Ces révocations constituent la première décision politique du numéro un centrafricain depuis l’offensive des milices armées anti-balakas le 5 décembre à Bangui et le début de l'intervention française dans le pays. Bien que les décrets ordonnés par Michel Djotodia n’aient pas été contresignés par son Premier ministre, Nicolas Tiangaye, comme le dispose la charte constitutionnelle, les deux hommes, dont les relations ne seraient pas au beau fixe, auraient tous deux évoqué ces limogeages par téléphone, selon l’hebdomadaire "Jeune Afrique".

"Volonté de remettre de l’ordre"

"Ces décisions correspondent à une volonté de remettre de l’ordre, affirme Roland Marchal, chargé de recherches, spécialiste de l’Afrique au Centre national de recherche scientifiques [CNRS]. Djotodia et Tiangaye savent que s’il n’y a pas de remaniement ministériel, la crise ne sera pas réglée. Ils veulent donner des gages. Mais si les deux se sont mis d’accord, cela montre qu’ils ont voulu faire sauter des fusibles avant que ce ne soit eux qui sautent."

Reste que, officiellement, les ministres limogés ont été démis de leurs fonctions pour leur manque d’implication. "On ne sait pas où ils sont. Ils ne gouvernaient plus", indique-t-on à la présidence. Pis, l’un d’entre eux, le pasteur Josué Binoua est même accusé d’être lié aux violences de début décembre.

D’après les autorités, des armes ont été trouvées à son domicile, mais l’intéressé affirme qu'elles étaient destinées à des agents de la sécurité publique, et assure que toutes sont répertoriées. Le ministre de la Sécurité - équivalent du ministre de l’Intérieur - a été débarqué alors qu’il se trouvait en France, après avoir été exfiltré par l’armée française. "La décision de me démettre ne me surprend pas […] Je ne pouvais pas rester en Centrafrique en raison de menaces sur ma personne", a affirmé à l'AFP cet ancien candidat à la présidentielle de 2005, qui dispose aussi de la nationalité française.
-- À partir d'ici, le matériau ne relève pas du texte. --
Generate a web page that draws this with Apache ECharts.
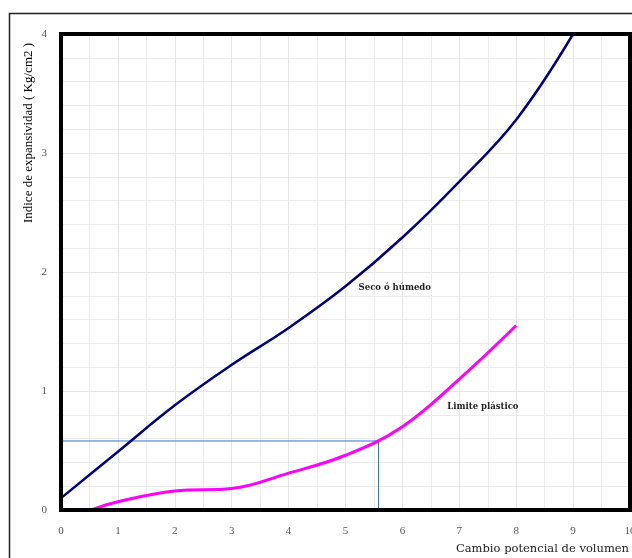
<!DOCTYPE html>
<html><head><meta charset="utf-8">
<script src="https://cdn.jsdelivr.net/npm/echarts@6/dist/echarts.min.js"></script>
<style>html,body{margin:0;padding:0;background:#fff}#c{width:632px;height:558px}</style>
</head><body><div id="c"></div>
<script>
const xTicks = [0,1,2,3,4,5,6,7,8,9,10];
const yTicks = [0,1,2,3,4];
const secoX = [0, 1, 2, 3, 4, 5, 6, 7, 8, 9];
const secoY = [0.10, 0.49, 0.88, 1.22, 1.53, 1.88, 2.29, 2.76, 3.28, 4.00];
const limX = [0.53, 1, 2, 3, 4, 5, 6, 7, 8];
const limY = [0.00, 0.07, 0.16, 0.18, 0.31, 0.46, 0.70, 1.10, 1.55];
const refX = [-0.07, 5.58, 5.58];
const refY = [0.58, 0.58, 0];
const labelSeco = {text: 'Seco ó húmedo', x: 5.23, y: 1.87};
const labelLim = {text: 'Limite plástico', x: 6.79, y: 0.87};

const pairs = (xs, ys) => xs.map((x, i) => [x, ys[i]]);
const chart = echarts.init(document.getElementById('c'));
const serif = 'Liberation Serif';
chart.setOption({
  backgroundColor: '#fff',
  animation: false,
  grid: {left: 61, top: 34, right: 2, bottom: 48, outerBoundsMode: 'none', containLabel: false, show: true, borderColor: '#000', borderWidth: 4, backgroundColor: 'transparent', z: 5},
  xAxis: {
    type: 'value', min: 0, max: 10, interval: 1,
    axisLine: {show: false}, axisTick: {show: false},
    axisLabel: {color: '#555', fontFamily: serif, fontSize: 11, margin: 16, formatter: v => xTicks.includes(v) ? String(v) : ''},
    splitLine: {show: true, lineStyle: {color: '#e6e6e6', width: 1}},
    minorTick: {show: false, splitNumber: 2},
    minorSplitLine: {show: true, lineStyle: {color: '#ececec', width: 1}}
  },
  yAxis: {
    type: 'value', min: 0, max: 4, interval: 1,
    axisLine: {show: false}, axisTick: {show: false},
    axisLabel: {color: '#555', fontFamily: serif, fontSize: 11, margin: 14, formatter: v => yTicks.includes(v) ? String(v) : ''},
    splitLine: {show: true, lineStyle: {color: '#e6e6e6', width: 1}},
    minorTick: {show: false, splitNumber: 5},
    minorSplitLine: {show: true, lineStyle: {color: '#ececec', width: 1}}
  },
  graphic: [
    {type: 'rect', shape: {x: 9.5, y: 13.5, width: 700, height: 700}, style: {fill: 'none', stroke: '#222', lineWidth: 1.5}, z: 0},
    {type: 'text', x: 29, y: 133, rotation: Math.PI / 2, style: {text: 'Indice de expansividad ( Kg/cm2 )', font: '13px "Liberation Serif"', fill: '#000', textAlign: 'center', textVerticalAlign: 'middle'}},
    {type: 'text', x: 629, y: 549, style: {text: 'Cambio potencial de volumen', font: '11.5px "DejaVu Serif"', fill: '#222', textAlign: 'right', textVerticalAlign: 'middle'}}
  ],
  series: [
    {type: 'line', data: pairs(refX, refY), showSymbol: false, clip: false, lineStyle: {color: '#3b6fd6', width: 1}, z: 2},
    {type: 'line', data: pairs(secoX, secoY), smooth: 0.4, showSymbol: false, lineStyle: {color: '#000080', width: 2.5}, z: 3,
     markPoint: {symbolSize: 0, data: [{coord: [labelSeco.x, labelSeco.y], value: labelSeco.text}],
       label: {show: true, position: 'right', distance: 0, formatter: labelSeco.text, fontFamily: 'DejaVu Serif', fontSize: 8.5, fontWeight: 'bold', color: '#222'}}},
    {type: 'line', data: pairs(limX, limY), smooth: 0.4, showSymbol: false, lineStyle: {color: '#ff00ff', width: 3}, z: 3,
     markPoint: {symbolSize: 0, data: [{coord: [labelLim.x, labelLim.y], value: labelLim.text}],
       label: {show: true, position: 'right', distance: 0, formatter: labelLim.text, fontFamily: 'DejaVu Serif', fontSize: 8.5, fontWeight: 'bold', color: '#222'}}}
  ]
});
</script></body></html>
Selon le porte-parole du gouvernement, Christophe Bremaidou a quant à lui été dessaisi de son maroquin en raison de son absence prolongée dans le pays. À Bangui, certains émettent l'hypothèse selon laquelle ce dernier subirait la situation économique catastrophique de l'État centrafricain, constamment au bord de la cessation de paiement. Quant à Joseph Bendounga, il a été jugé trop critique envers le gouvernement.

"Manque de crédibilité"

Le coup de semonce de Michel Djotodia permettra-t-il au pouvoir de reconquérir un peu de leadership ? Dans un gouvernement pléthorique regroupant, conformément aux accords de Libreville signés en mars 2013, l’opposition démocratique, des partisans du président déchu François Bozizé et des membres de l’ex-rébellion de la Séléka, la gestion des affaires demeure difficile. "Vingt-quatre ministres pour un pays au bord du gouffre, c’est beaucoup. Il y a, dans ce gouvernement, une forte représentation politique mais aussi un manque d’expertise dans beaucoup de domaines, où certaines personnes ont été placées. L’équipe gouvernementale souffre d’un manque de crédibilité", observe Roland Marchal.

Pour le chercheur, le coup de balai présidentiel "sont les prémices d’une remise en ordre qui va devoir être plus profonde. À terme, ce cabinet ministériel ne peut pas durer. Une refonte de plus grande envergure devra être opérée." Le besoin de changement à la tête de la Centrafrique semble si impérieux, que d’aucuns se demandent si le président et son Premier ministre assureront bien la transition jusqu’à la tenue d’élections, attendues par Paris à l’automne 2014.

Avant de se rendre à Bangui, le 10 décembre, le président français, François Hollande, n’avait-il d’ailleurs pas déclaré à FRANCE 24 et RFI : "On ne peut pas laisser en place un président qui n'a rien pu faire, voire qui a laissé faire". Des propos qui avaient fait courir la rumeur que la France cherchait à renverser Michel Djotodia. Depuis, ce dernier martèle qu’il bénéficie toujours du soutien de l’ancienne puissance coloniale.

"Changer les deux têtes de l’exécutif serait une décision d’audace que la communauté internationale ne se risquera pas à prendre, estime Roland Marchal. En tous cas, pas la France."